• **AIM OF THE TASK**: Print all of the lines exactly. Any picture among them stays out.
---- INFORMATION SUPPLIED
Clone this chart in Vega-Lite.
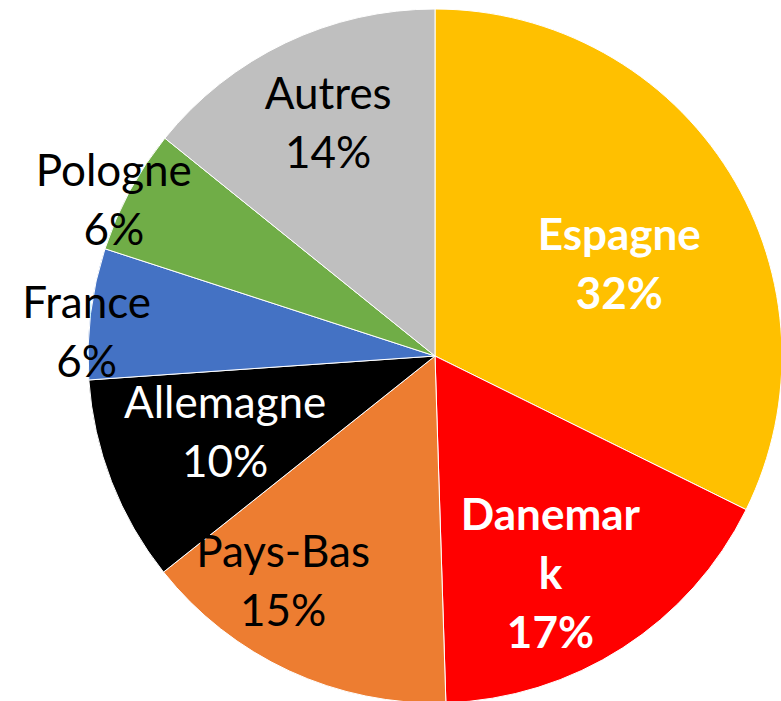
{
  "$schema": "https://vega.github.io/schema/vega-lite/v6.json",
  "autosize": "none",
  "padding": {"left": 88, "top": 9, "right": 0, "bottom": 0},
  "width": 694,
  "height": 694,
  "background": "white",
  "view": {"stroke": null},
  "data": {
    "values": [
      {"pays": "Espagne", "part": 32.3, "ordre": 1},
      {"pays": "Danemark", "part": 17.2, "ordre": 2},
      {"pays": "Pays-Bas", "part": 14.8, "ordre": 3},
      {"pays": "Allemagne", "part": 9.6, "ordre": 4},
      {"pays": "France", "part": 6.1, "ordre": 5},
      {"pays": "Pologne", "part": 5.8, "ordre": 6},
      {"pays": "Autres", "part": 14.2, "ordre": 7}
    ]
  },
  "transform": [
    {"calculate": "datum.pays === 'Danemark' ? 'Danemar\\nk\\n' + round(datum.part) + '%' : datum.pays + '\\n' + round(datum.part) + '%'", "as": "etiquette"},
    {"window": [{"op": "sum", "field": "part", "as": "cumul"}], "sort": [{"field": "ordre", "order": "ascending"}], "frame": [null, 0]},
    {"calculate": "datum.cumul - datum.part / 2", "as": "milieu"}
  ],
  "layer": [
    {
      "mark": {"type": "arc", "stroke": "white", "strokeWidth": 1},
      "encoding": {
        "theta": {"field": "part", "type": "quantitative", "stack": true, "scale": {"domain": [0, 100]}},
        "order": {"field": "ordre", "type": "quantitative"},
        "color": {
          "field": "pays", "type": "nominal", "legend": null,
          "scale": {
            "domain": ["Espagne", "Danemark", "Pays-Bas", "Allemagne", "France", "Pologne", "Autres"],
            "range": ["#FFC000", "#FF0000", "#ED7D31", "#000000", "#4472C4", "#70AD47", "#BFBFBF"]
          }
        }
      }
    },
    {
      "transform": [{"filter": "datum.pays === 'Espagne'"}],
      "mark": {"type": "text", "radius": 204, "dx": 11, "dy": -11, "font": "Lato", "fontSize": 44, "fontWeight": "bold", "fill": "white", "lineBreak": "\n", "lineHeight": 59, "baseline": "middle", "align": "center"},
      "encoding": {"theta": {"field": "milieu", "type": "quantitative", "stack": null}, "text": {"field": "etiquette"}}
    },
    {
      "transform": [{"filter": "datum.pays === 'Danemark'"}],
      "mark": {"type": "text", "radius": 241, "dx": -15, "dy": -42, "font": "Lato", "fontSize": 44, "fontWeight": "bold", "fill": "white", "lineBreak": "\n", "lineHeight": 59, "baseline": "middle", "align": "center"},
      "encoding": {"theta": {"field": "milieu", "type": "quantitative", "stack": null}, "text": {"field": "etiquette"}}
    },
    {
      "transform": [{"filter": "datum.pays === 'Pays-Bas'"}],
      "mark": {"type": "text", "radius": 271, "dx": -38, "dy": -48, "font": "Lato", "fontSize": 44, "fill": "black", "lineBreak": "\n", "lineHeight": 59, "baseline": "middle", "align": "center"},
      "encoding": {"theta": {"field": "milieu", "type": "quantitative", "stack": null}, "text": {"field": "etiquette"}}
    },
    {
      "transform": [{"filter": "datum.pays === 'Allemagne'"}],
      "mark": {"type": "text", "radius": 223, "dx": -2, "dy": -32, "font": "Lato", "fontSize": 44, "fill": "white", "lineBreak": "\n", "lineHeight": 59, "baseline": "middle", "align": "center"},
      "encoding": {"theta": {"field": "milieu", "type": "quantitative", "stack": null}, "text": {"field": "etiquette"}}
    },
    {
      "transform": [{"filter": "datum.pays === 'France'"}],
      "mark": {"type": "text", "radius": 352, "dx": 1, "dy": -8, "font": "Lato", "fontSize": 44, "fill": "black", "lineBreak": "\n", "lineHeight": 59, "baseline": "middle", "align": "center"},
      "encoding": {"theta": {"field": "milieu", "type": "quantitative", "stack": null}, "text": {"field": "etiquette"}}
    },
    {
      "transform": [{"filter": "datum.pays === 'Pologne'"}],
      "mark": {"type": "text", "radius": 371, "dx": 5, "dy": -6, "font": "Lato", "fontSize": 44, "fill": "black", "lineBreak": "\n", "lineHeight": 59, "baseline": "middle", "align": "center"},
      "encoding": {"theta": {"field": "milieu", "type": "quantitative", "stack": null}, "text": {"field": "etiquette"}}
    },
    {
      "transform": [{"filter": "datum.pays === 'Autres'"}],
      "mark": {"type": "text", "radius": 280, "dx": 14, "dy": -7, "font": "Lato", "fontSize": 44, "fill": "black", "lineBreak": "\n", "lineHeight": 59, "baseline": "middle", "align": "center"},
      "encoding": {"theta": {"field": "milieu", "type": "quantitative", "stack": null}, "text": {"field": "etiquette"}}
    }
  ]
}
--------
• **PROBLEM SOLUTION**:
Clone this chart in Vega-Lite.
{
  "$schema": "https://vega.github.io/schema/vega-lite/v6.json",
  "autosize": "none",
  "padding": {"left": 88, "top": 9, "right": 0, "bottom": 0},
  "width": 694,
  "height": 694,
  "background": "white",
  "view": {"stroke": null},
  "data": {
    "values": [
      {"pays": "Espagne", "part": 32.3, "ordre": 1},
      {"pays": "Danemark", "part": 17.2, "ordre": 2},
      {"pays": "Pays-Bas", "part": 14.8, "ordre": 3},
      {"pays": "Allemagne", "part": 9.6, "ordre": 4},
      {"pays": "France", "part": 6.1, "ordre": 5},
      {"pays": "Pologne", "part": 5.8, "ordre": 6},
      {"pays": "Autres", "part": 14.2, "ordre": 7}
    ]
  },
  "transform": [
    {"calculate": "datum.pays === 'Danemark' ? 'Danemar\\nk\\n' + round(datum.part) + '%' : datum.pays + '\\n' + round(datum.part) + '%'", "as": "etiquette"},
    {"window": [{"op": "sum", "field": "part", "as": "cumul"}], "sort": [{"field": "ordre", "order": "ascending"}], "frame": [null, 0]},
    {"calculate": "datum.cumul - datum.part / 2", "as": "milieu"}
  ],
  "layer": [
    {
      "mark": {"type": "arc", "stroke": "white", "strokeWidth": 1},
      "encoding": {
        "theta": {"field": "part", "type": "quantitative", "stack": true, "scale": {"domain": [0, 100]}},
        "order": {"field": "ordre", "type": "quantitative"},
        "color": {
          "field": "pays", "type": "nominal", "legend": null,
          "scale": {
            "domain": ["Espagne", "Danemark", "Pays-Bas", "Allemagne", "France", "Pologne", "Autres"],
            "range": ["#FFC000", "#FF0000", "#ED7D31", "#000000", "#4472C4", "#70AD47", "#BFBFBF"]
          }
        }
      }
    },
    {
      "transform": [{"filter": "datum.pays === 'Espagne'"}],
      "mark": {"type": "text", "radius": 204, "dx": 11, "dy": -11, "font": "Lato", "fontSize": 44, "fontWeight": "bold", "fill": "white", "lineBreak": "\n", "lineHeight": 59, "baseline": "middle", "align": "center"},
      "encoding": {"theta": {"field": "milieu", "type": "quantitative", "stack": null}, "text": {"field": "etiquette"}}
    },
    {
      "transform": [{"filter": "datum.pays === 'Danemark'"}],
      "mark": {"type": "text", "radius": 241, "dx": -15, "dy": -42, "font": "Lato", "fontSize": 44, "fontWeight": "bold", "fill": "white", "lineBreak": "\n", "lineHeight": 59, "baseline": "middle", "align": "center"},
      "encoding": {"theta": {"field": "milieu", "type": "quantitative", "stack": null}, "text": {"field": "etiquette"}}
    },
    {
      "transform": [{"filter": "datum.pays === 'Pays-Bas'"}],
      "mark": {"type": "text", "radius": 271, "dx": -38, "dy": -48, "font": "Lato", "fontSize": 44, "fill": "black", "lineBreak": "\n", "lineHeight": 59, "baseline": "middle", "align": "center"},
      "encoding": {"theta": {"field": "milieu", "type": "quantitative", "stack": null}, "text": {"field": "etiquette"}}
    },
    {
      "transform": [{"filter": "datum.pays === 'Allemagne'"}],
      "mark": {"type": "text", "radius": 223, "dx": -2, "dy": -32, "font": "Lato", "fontSize": 44, "fill": "white", "lineBreak": "\n", "lineHeight": 59, "baseline": "middle", "align": "center"},
      "encoding": {"theta": {"field": "milieu", "type": "quantitative", "stack": null}, "text": {"field": "etiquette"}}
    },
    {
      "transform": [{"filter": "datum.pays === 'France'"}],
      "mark": {"type": "text", "radius": 352, "dx": 1, "dy": -8, "font": "Lato", "fontSize": 44, "fill": "black", "lineBreak": "\n", "lineHeight": 59, "baseline": "middle", "align": "center"},
      "encoding": {"theta": {"field": "milieu", "type": "quantitative", "stack": null}, "text": {"field": "etiquette"}}
    },
    {
      "transform": [{"filter": "datum.pays === 'Pologne'"}],
      "mark": {"type": "text", "radius": 371, "dx": 5, "dy": -6, "font": "Lato", "fontSize": 44, "fill": "black", "lineBreak": "\n", "lineHeight": 59, "baseline": "middle", "align": "center"},
      "encoding": {"theta": {"field": "milieu", "type": "quantitative", "stack": null}, "text": {"field": "etiquette"}}
    },
    {
      "transform": [{"filter": "datum.pays === 'Autres'"}],
      "mark": {"type": "text", "radius": 280, "dx": 14, "dy": -7, "font": "Lato", "fontSize": 44, "fill": "black", "lineBreak": "\n", "lineHeight": 59, "baseline": "middle", "align": "center"},
      "encoding": {"theta": {"field": "milieu", "type": "quantitative", "stack": null}, "text": {"field": "etiquette"}}
    }
  ]
}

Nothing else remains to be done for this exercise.